Figuring out who owns these shell companies has been a long-running challenge. The release of the Panama Papers in 2016 showed that a Panamanian law firm had helped to hide the flow of money worldwide by setting up thousands of shell companies under the laws in Delaware, Nevada and Wyoming. As far back as 2006, the Senate Permanent Subcommittee on Investigations held a hearing on how the failure to identify the owners of shell companies impeded efforts to combat money laundering and foreign corruption.
But the new rules will increase compliance costs for financial companies. Tougher requirements to combat money laundering have proved to be a thorn in the side of banks, and failure to follow the rules has triggered numerous enforcement actions in recent years. They have ranged from HSBC’s $1.3 billion settlement with the Justice Department in 2012 to recent regulatory settlements for $70 million by Citibank and $60 million by Western Union.
To best fight financial secrecy, the question is whether private firms should be the first line of defense, or whether the federal government should take charge of gathering and organizing the information. One problem with putting it all on the banks and brokers is that the information is fragmented, making it harder to detect the patterns that might reveal money laundering.

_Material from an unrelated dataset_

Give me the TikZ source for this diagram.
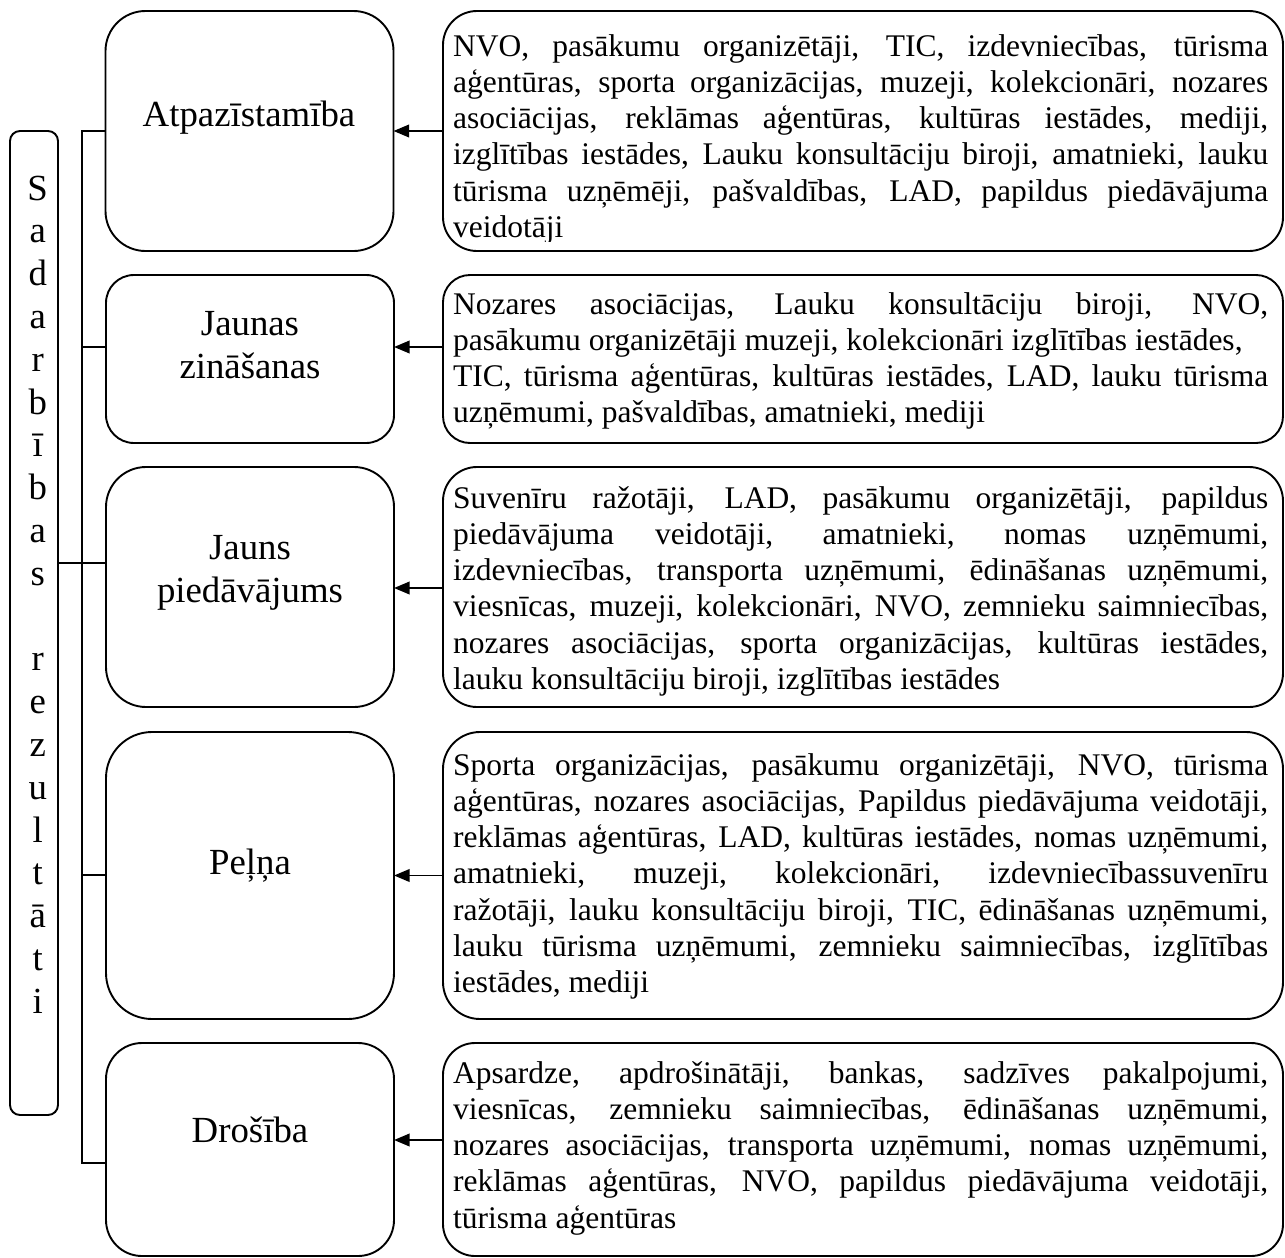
\documentclass[tikz,border=0pt]{standalone}
\usepackage{fontspec}
\setmainfont{Liberation Serif}
\usetikzlibrary{arrows.meta}
% one justified line of a list, and one centred letter of the vertical title
\newcommand\jline[1]{\hbox to 815pt{#1}}
\newcommand\lastline[1]{\hbox to 815pt{#1\hfil}}
\newcommand\cletter[1]{\hbox to 0pt{\hss#1\hss}}
\begin{document}
\begin{tikzpicture}[x=1pt,y=-1pt,
  frame/.style={draw, line width=1.9pt, inner sep=0pt, outer sep=0pt},
  lbox/.style={frame, minimum width=288pt},
  rbox/.style={frame, minimum width=840pt},
  wire/.style={line width=1.9pt},
  arr/.style={line width=1.9pt, -{Triangle[length=15.5pt,width=12.5pt]}},
  big/.style={font=\fontsize{36.8}{42.8}\selectfont, inner sep=0pt, anchor=base},
  list/.style={inner sep=0pt, anchor=base west},
]
\useasboundingbox (0,0) rectangle (1285,1258);

% vertical title bar
\node[frame, minimum width=48pt, minimum height=984pt, rounded corners=10pt] (B) at (34,623) {};
\node[inner sep=0pt, anchor=base west] (title) at (37,200) {\vtop{\fontsize{36.8}{42.8}\selectfont
  \cletter{S}\cletter{a}\cletter{d}\cletter{a}\cletter{r}\cletter{b}\cletter{ī}\cletter{b}\cletter{a}\cletter{s}%
  \cletter{}%
  \cletter{r}\cletter{e}\cletter{z}\cletter{u}\cletter{l}\cletter{t}\cletter{ā}\cletter{t}\cletter{i}}};

% result boxes (left column)
\node[lbox, minimum height=240pt, rounded corners=40pt] (L1) at (249.5,131) {};
\node[lbox, minimum height=168pt, rounded corners=28pt] (L2) at (250,359) {};
\node[lbox, minimum height=240pt, rounded corners=40pt] (L3) at (250,587) {};
\node[lbox, minimum height=287pt, rounded corners=46pt] (L4) at (250,875.5) {};
\node[lbox, minimum height=213pt, rounded corners=36pt] (L5) at (250,1149.5) {};

\node[big] (l1) at (249,126) {Atpazīstamība};
\node[big] (l2a) at (250,335) {Jaunas};
\node[big] (l2b) at (250,378) {zināšanas};
\node[big] (l3a) at (250,559) {Jauns};
\node[big] (l3b) at (250,602) {piedāvājums};
\node[big] (l4) at (250,874) {Peļņa};
\node[big] (l5) at (250,1142) {Drošība};

% partner boxes (right column)
\node[rbox, minimum height=240pt, rounded corners=34pt] (R1) at (863,131) {};
\node[rbox, minimum height=168pt, rounded corners=27pt] (R2) at (863,359) {};
\node[rbox, minimum height=240pt, rounded corners=34pt] (R3) at (863,587) {};
\node[rbox, minimum height=287pt, rounded corners=37pt] (R4) at (863,875.5) {};
\node[rbox, minimum height=213pt, rounded corners=32pt] (R5) at (863,1149.5) {};

% partner lists, cut off at the inner bottom margin of their box
\begin{scope}
\clip (R1.north west) rectangle ([yshift=9.5pt]R1.south east);
\node[list] (r1) at (453,56) {\vtop{\fontsize{31.5}{36.3}\selectfont
  \jline{NVO, pasākumu organizētāji, TIC, izdevniecības, tūrisma}
  \jline{aģentūras, sporta organizācijas, muzeji, kolekcionāri, nozares}
  \jline{asociācijas, reklāmas aģentūras, kultūras iestādes, mediji,}
  \jline{izglītības iestādes, Lauku konsultāciju biroji, amatnieki, lauku}
  \jline{tūrisma uzņēmēji, pašvaldības, LAD, papildus piedāvājuma}
  \lastline{veidotāji}}};
\end{scope}
\begin{scope}
\clip (R2.north west) rectangle ([yshift=9.5pt]R2.south east);
\node[list] (r2) at (453,314) {\vtop{\fontsize{31.5}{36.3}\selectfont
  \jline{Nozares asociācijas, Lauku konsultāciju biroji, NVO,}
  \lastline{pasākumu organizētāji muzeji, kolekcionāri izglītības iestādes,}
  \jline{TIC, tūrisma aģentūras, kultūras iestādes, LAD, lauku tūrisma}
  \lastline{uzņēmumi, pašvaldības, amatnieki, mediji}}};
\end{scope}
\begin{scope}
\clip (R3.north west) rectangle ([yshift=9.5pt]R3.south east);
\node[list] (r3) at (453,508) {\vtop{\fontsize{31.5}{36.3}\selectfont
  \jline{Suvenīru ražotāji, LAD, pasākumu organizētāji, papildus}
  \jline{piedāvājuma veidotāji, amatnieki, nomas uzņēmumi,}
  \jline{izdevniecības, transporta uzņēmumi, ēdināšanas uzņēmumi,}
  \jline{viesnīcas, muzeji, kolekcionāri, NVO, zemnieku saimniecības,}
  \jline{nozares asociācijas, sporta organizācijas, kultūras iestādes,}
  \lastline{lauku konsultāciju biroji, izglītības iestādes}}};
\end{scope}
\begin{scope}
\clip (R4.north west) rectangle ([yshift=9.5pt]R4.south east);
\node[list] (r4) at (453,775) {\vtop{\fontsize{31.5}{36.3}\selectfont
  \jline{Sporta organizācijas, pasākumu organizētāji, NVO, tūrisma}
  \jline{aģentūras, nozares asociācijas, Papildus piedāvājuma veidotāji,}
  \jline{reklāmas aģentūras, LAD, kultūras iestādes, nomas uzņēmumi,}
  \jline{amatnieki, muzeji, kolekcionāri, izdevniecībassuvenīru}
  \jline{ražotāji, lauku konsultāciju biroji, TIC, ēdināšanas uzņēmumi,}
  \jline{lauku tūrisma uzņēmumi, zemnieku saimniecības, izglītības}
  \lastline{iestādes, mediji}}};
\end{scope}
\begin{scope}
\clip (R5.north west) rectangle ([yshift=9.5pt]R5.south east);
\node[list] (r5) at (453,1083) {\vtop{\fontsize{31.5}{36.3}\selectfont
  \jline{Apsardze, apdrošinātāji, bankas, sadzīves pakalpojumi,}
  \jline{viesnīcas, zemnieku saimniecības, ēdināšanas uzņēmumi,}
  \jline{nozares asociācijas, transporta uzņēmumi, nomas uzņēmumi,}
  \jline{reklāmas aģentūras, NVO, papildus piedāvājuma veidotāji,}
  \lastline{tūrisma aģentūras}}};
\end{scope}

% trunk joining the result boxes
\coordinate (t1) at (82,131);
\coordinate (t2) at (82,347);
\coordinate (t3) at (82,563);
\coordinate (t4) at (82,875);
\coordinate (t5) at (82,1163);
\draw[wire] (L1.west) -- (t1) -- (t5) -- (L5.west |- t5);
\draw[wire] (t2) -- (L2.west |- t2);
\draw[wire] (B.east |- t3) -- (L3.west |- t3);
\draw[wire] (t4) -- (L4.west |- t4);

% arrows from each partner list to its result
\coordinate (a2) at (0,347);
\coordinate (a3) at (0,588);
\coordinate (a5) at (0,1140);
\draw[arr] (R1.west) -- (L1.east);
\draw[arr] (R2.west |- a2) -- (L2.east |- a2);
\draw[arr] (R3.west |- a3) -- (L3.east |- a3);
\draw[arr] (R4.west) -- (L4.east);
\draw[arr] (R5.west |- a5) -- (L5.east |- a5);
\end{tikzpicture}
\end{document}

The financial institutions are trying to shift the onus to the federal government. A legislative proposal from the House Financial Services Committee would require applicants seeking to form corporations or limited liability companies to file a report with the Treasury Department listing the beneficial owners, including updates if there is any change in ownership. The proposal is similar to a bill introduced in June, the Corporate Transparency Act, which would allow a financial institution to request information from the Treasury Department about a legal entity to meet its compliance obligations.
This approach would relieve banks of at least some of the burden of gathering the information, in the first instance reducing the costs of complying with the new disclosure rules. The federal government would be responsible for maintaining a database that banks could just check to establish compliance with the disclosure rules.
The House proposal goes further. It would increase the threshold for when a bank must file a currency transaction report to $30,000 from $10,000, and double the amount for when a suspicious activity report is required to $10,000. Congress would also require the Treasury Department to adopt new regulations “to further reduce reporting burdens” on financial institutions.
No one is in favor of money laundering or helping foreign officials hide money plundered in their home countries. But the availability of shell companies in the United States that obscure the true owners is something that has been around for decades. For those who crave privacy, they shield transactions from the prying eyes of the media — and law enforcement.
Is there a realistic chance that the use of secretive shell companies will be substantially curtailed? The new regulations are a good first step, but to effectively combat the misuse of these legal entities the government may need to undertake the burden of maintaining a detailed registry of who the actual owners are. And that is going to cost a lot of money, which may be the greatest impediment to real change in how assets can be hidden.